The brands themselves also need to adapt to these new customers. There, the challenge is how much adaptation is possible without diluting the brand: a balancing act between emerging market demand and old-world supply. Godart points to the story of Berluti, an Italian men’s shoe-maker whose classic shoes with laces just weren’t making an impression in the sands of the Middle East.
“The distributor in the region (Dubai-based Chalhoub Group) worked with Berluti to create a sandal,” explains Godart. “At first it was a challenge because the first model showed only two toes, which in this region is considered a model for women, and men weren’t buying it. So Berluti made a model with more toes showing and it has been successful. This was a company that didn’t make sandals until it entered the Middle Eastern market.” Today, those popular sandals start at 780 euros per pair.
Tradition out of fashion?
This also speaks to merging fashion with tradition. The Cultural Revolution stripped away national Chinese dress from quotidian life, and created some pent-up demand for colours and style in the process, but in the Middle East, the abaya is still very much in evidence and can sometimes cover up thousands of dollars worth of Dior.

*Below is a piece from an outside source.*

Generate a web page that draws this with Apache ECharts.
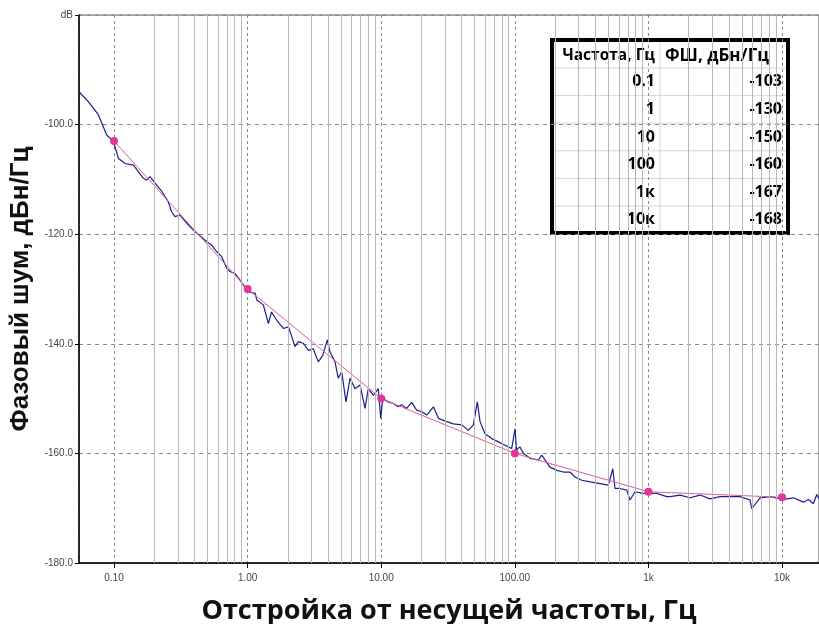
<!DOCTYPE html>
<html>
<head>
<meta charset="utf-8">
<script src="https://cdn.jsdelivr.net/npm/echarts@6/dist/echarts.min.js"></script>
<style>
  html, body { margin: 0; padding: 0; background: #fff; }
  #chart { width: 819px; height: 624px; }
</style>
</head>
<body>
<div id="chart"></div>
<script>
// измеренный спектр фазового шума (частота, Гц / уровень, дБн/Гц)
var traceFreq = [
  0.0547, 0.0642, 0.0763, 0.0882, 0.0961, 0.100, 0.108, 0.121, 0.140, 0.152,
  0.166, 0.176, 0.186, 0.203, 0.228, 0.255, 0.270, 0.286, 0.312, 0.350,
  0.404, 0.480, 0.539, 0.587, 0.640, 0.698, 0.738, 0.805, 0.877, 1.01,
  1.14, 1.17, 1.31, 1.43, 1.51, 1.65, 1.85, 2.02, 2.14, 2.26,
  2.40, 2.61, 2.85, 3.10, 3.38, 3.65, 3.95, 4.14, 4.51, 4.77,
  5.06, 5.45, 5.84, 6.37, 6.94, 7.56, 8.00, 8.73, 9.51, 9.91,
  10.26, 11.3, 12.3, 13.4, 14.2, 15.5, 16.9, 18.4, 20.1, 21.9,
  24.6, 26.8, 30.9, 34.7, 40.1, 44.9, 48.9, 52.4, 54.9, 59.8,
  67.1, 75.3, 84.5, 94.8, 100.3, 103, 109, 116, 130, 150,
  159, 183, 206, 231, 259, 282, 317, 366, 434, 501,
  541, 562, 613, 688, 728, 794, 916, 998, 1153, 1371,
  1452, 1725, 2048, 2433, 2891, 3436, 4083, 4852, 5754, 5929,
  6841, 8128, 10230, 12160, 14420, 15740, 17140, 18200, 18900
];
var traceLevel = [
  -94.0, -95.8, -98.2, -101.9, -102.8, -103.4, -106.2, -107.1, -107.4, -108.6,
  -109.8, -110.1, -109.5, -110.7, -112.2, -114.1, -115.9, -116.8, -116.5, -118.0,
  -119.5, -121.1, -122.0, -123.2, -124.1, -126.2, -126.8, -127.2, -128.4, -130.5,
  -130.8, -132.0, -132.9, -136.3, -134.2, -135.7, -137.2, -136.9, -138.7, -140.5,
  -139.6, -139.9, -141.2, -140.9, -143.3, -142.1, -139.3, -141.5, -143.3, -146.3,
  -145.1, -150.6, -146.3, -148.2, -147.5, -151.8, -148.2, -149.4, -148.2, -153.6,
  -150.0, -150.6, -150.9, -151.5, -151.1, -151.8, -150.7, -152.1, -152.4, -153.0,
  -151.5, -153.6, -154.2, -154.6, -154.8, -155.8, -154.8, -150.6, -154.2, -156.4,
  -157.3, -157.9, -158.5, -159.1, -155.5, -159.4, -158.8, -160.0, -160.9, -161.2,
  -160.3, -162.5, -163.1, -163.4, -163.4, -164.3, -164.9, -165.2, -165.5, -165.8,
  -162.8, -166.4, -166.4, -166.7, -168.5, -167.0, -167.3, -167.3, -167.3, -167.9,
  -167.9, -167.6, -168.1, -167.6, -168.3, -167.9, -167.9, -167.9, -168.5, -170.1,
  -168.1, -167.9, -168.4, -168.1, -168.9, -168.4, -169.2, -167.5, -168.3
];

// таблица опорных точек
var refFreq = [0.1, 1, 10, 100, 1000, 10000];
var refFreqLabels = ['0.1', '1', '10', '100', '1к', '10к'];
var refLevel = [-103, -130, -150, -160, -167, -168];

// вспомогательная сетка логарифмической оси
var minorGrid = [0.2, 0.3, 0.4, 0.5, 0.6, 0.7, 0.8, 0.9,
  2, 3, 4, 5, 6, 7, 8, 9, 20, 30, 40, 50, 60, 70, 80, 90,
  200, 300, 400, 500, 600, 700, 800, 900,
  2000, 3000, 4000, 5000, 6000, 7000, 8000, 9000];

var tableHeader = ['Частота, Гц', 'ФШ, дБн/Гц'];

var myChart = echarts.init(document.getElementById('chart'));

var trace = traceFreq.map(function (f, i) { return [f, traceLevel[i]]; });
var refLine = refFreq.map(function (f, i) { return [f, refLevel[i]]; });

// таблица справа вверху
var tX = 552, tY = 40, tW = 236, tH = 193, colX = 660, rowH = 27.6, headH = 28;
var tFont = 'bold 16px "Open Sans", sans-serif';
var tableEls = [];
tableEls.push({ type: 'rect', shape: { x: tX, y: tY, width: tW, height: tH },
  style: { fill: '#fff', stroke: null } });
for (var r = 0; r < refFreqLabels.length; r++) {
  var ly = tY + headH + r * rowH;
  tableEls.push({ type: 'line', shape: { x1: tX, y1: ly, x2: tX + tW, y2: ly },
    style: { stroke: '#d4d4d4', lineWidth: 1 } });
  var cy = ly + rowH / 2;
  tableEls.push({ type: 'text', style: { text: refFreqLabels[r], x: colX - 5, y: cy,
    align: 'right', verticalAlign: 'middle', fill: '#000', font: tFont } });
  tableEls.push({ type: 'text', style: { text: String(refLevel[r]), x: tX + tW - 6, y: cy,
    align: 'right', verticalAlign: 'middle', fill: '#000', font: tFont } });
}
tableEls.push({ type: 'line', shape: { x1: colX, y1: tY, x2: colX, y2: tY + tH },
  style: { stroke: '#d4d4d4', lineWidth: 1 } });
tableEls.push({ type: 'text', style: { text: tableHeader[0], x: colX - 5, y: tY + headH / 2 + 2,
  align: 'right', verticalAlign: 'middle', fill: '#000', font: 'bold 15.5px "Open Sans", sans-serif' } });
tableEls.push({ type: 'text', style: { text: tableHeader[1], x: colX + 5, y: tY + headH / 2 + 2,
  align: 'left', verticalAlign: 'middle', fill: '#000', font: 'bold 17px "Open Sans", sans-serif' } });
tableEls.push({ type: 'rect', shape: { x: tX, y: tY, width: tW, height: tH },
  style: { fill: null, stroke: '#000', lineWidth: 4 } });

var option = {
  animation: false,
  backgroundColor: '#fff',
  grid: { left: 79, right: 0, top: 15, bottom: 61, outerBoundsMode: 'none', containLabel: false,
    show: true, borderColor: '#555', borderWidth: 1 },
  xAxis: {
    type: 'log',
    logBase: 10,
    min: 0.0547,
    max: 18900,
    name: 'Отстройка от несущей частоты, Гц',
    nameLocation: 'middle',
    nameGap: 35,
    nameTextStyle: { fontFamily: 'Open Sans', fontWeight: 'bold', fontSize: 27, color: '#111' },
    axisLine: { lineStyle: { color: '#000', width: 1.5 } },
    axisTick: { show: true, length: 5, lineStyle: { color: '#000' } },
    axisLabel: {
      showMinLabel: false, showMaxLabel: false,
      margin: 10, fontSize: 10, fontFamily: 'Arial', color: '#444',
      formatter: function (v) {
        if (v >= 1000) return Math.round(v / 1000) + 'k';
        return v.toFixed(2);
      }
    },
    splitLine: { show: true, lineStyle: { color: '#8a8a8a', type: [3, 3], width: 1 } },
    minorTick: { show: false }
  },
  yAxis: {
    type: 'value',
    min: -180,
    max: -80,
    interval: 20,
    name: 'Фазовый шум, дБн/Гц',
    nameLocation: 'middle',
    nameGap: 35,
    nameRotate: 90,
    nameTextStyle: { fontFamily: 'Liberation Sans', fontWeight: 'bold', fontSize: 26, color: '#111' },
    axisLine: { show: true, lineStyle: { color: '#000', width: 1.5 } },
    axisTick: { show: true, length: 4, lineStyle: { color: '#000' } },
    axisLabel: {
      fontSize: 10, fontFamily: 'Arial', color: '#444', margin: 6,
      formatter: function (v) { return v === -80 ? 'dB' : v.toFixed(1); }
    },
    splitLine: { show: true, lineStyle: { color: '#8a8a8a', type: [4, 4], width: 1 } }
  },
  series: [
    {
      name: 'grid',
      type: 'line',
      data: [],
      silent: true,
      markLine: {
        silent: true,
        symbol: 'none',
        label: { show: false },
        lineStyle: { color: '#b8b8b8', type: 'solid', width: 1 },
        data: minorGrid.map(function (v) { return { xAxis: v }; })
      },
      z: 1
    },
    {
      name: 'Измерение',
      type: 'line',
      data: trace,
      showSymbol: false,
      lineStyle: { color: '#1e1e8c', width: 1.2 },
      z: 3
    },
    {
      name: 'Аппроксимация',
      type: 'line',
      data: refLine,
      symbol: 'circle',
      symbolSize: 8,
      itemStyle: { color: '#e2369c' },
      lineStyle: { color: '#e05a90', width: 1 },
      z: 4
    }
  ],
  graphic: [{ type: 'group', z: 100, children: tableEls }]
};

myChart.setOption(option);
</script>
</body>
</html>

“The German philosopher Friedrich Nietzsche said ‘You have fashion when tradition disappears and perhaps in China this is true, but in other places you have a mix of tradition and modernity,” Godart explains. “In the Middle East you have the distinction between public space and private space. Fashion will be expressed in the private space, with family and close friends. That’s also why accessories are very important in the Middle East: they are ‘external’. Handbags and sunglasses, for example, can be a public statement without interfering with tradition.”
It’s not just the individual consumer in these markets who are buying luxury goods. The economic crisis – which has cut into the number of Western customers able to spend 5,000 euros on a Birkin bag – has meant the valuation of the luxury companies themselves has dropped. That’s led to consolidation and acquisitions.
China’s largest heavy industry group, Shandong, bought 75 percent of the world’s largest builder of luxury yachts earlier this year for 178 million euros. Ferretti had gone bankrupt in 2008 when its sales plunged during the financial crisis. A Chinese and Hong Kong investment group bought 80 percent of France’s Sonia Rykiel fashion house. Hermès, while fending off market moves by LVMH, entered a joint venture with the Chinese designer behind the Shang Xia brand that creates an old-fashioned pre-Maoist lifestyle and is set to open its first shop in Paris soon.
Revivals and the future
“The Chinese are in a position to revive old names that were around in the luxury world a hundred years ago,” opines Godart. “They could also create new brands, such as Shang Xia, but it takes time for a brand to mature into real luxury – maybe 25 years, though everything is moving faster these days.”
At least in China, the domestic market is so big and vibrant that even local luxury start-ups are likely to succeed…even more so if they are produced in Italy or France. This consolidation is at the root of Prada’s decision to list in Hong Kong rather than in Europe, after years of wavering about the timing, location and pricing of an IPO. Industry analysts say the European debt crisis could mean more luxury brands go to Chinese buyers seeking direct foreign investment in Europe at attractive prices.
But the driving force behind all this is something more profound, Godart believes. “The fact that societies outside the West want these products is a sign that these societies are becoming more equal,” he explains. “Ironically, today when you think ‘luxury,’ you think ‘equality’.”
Frédéric Godart is Assistant Professor of Organisational Behaviour at INSEAD.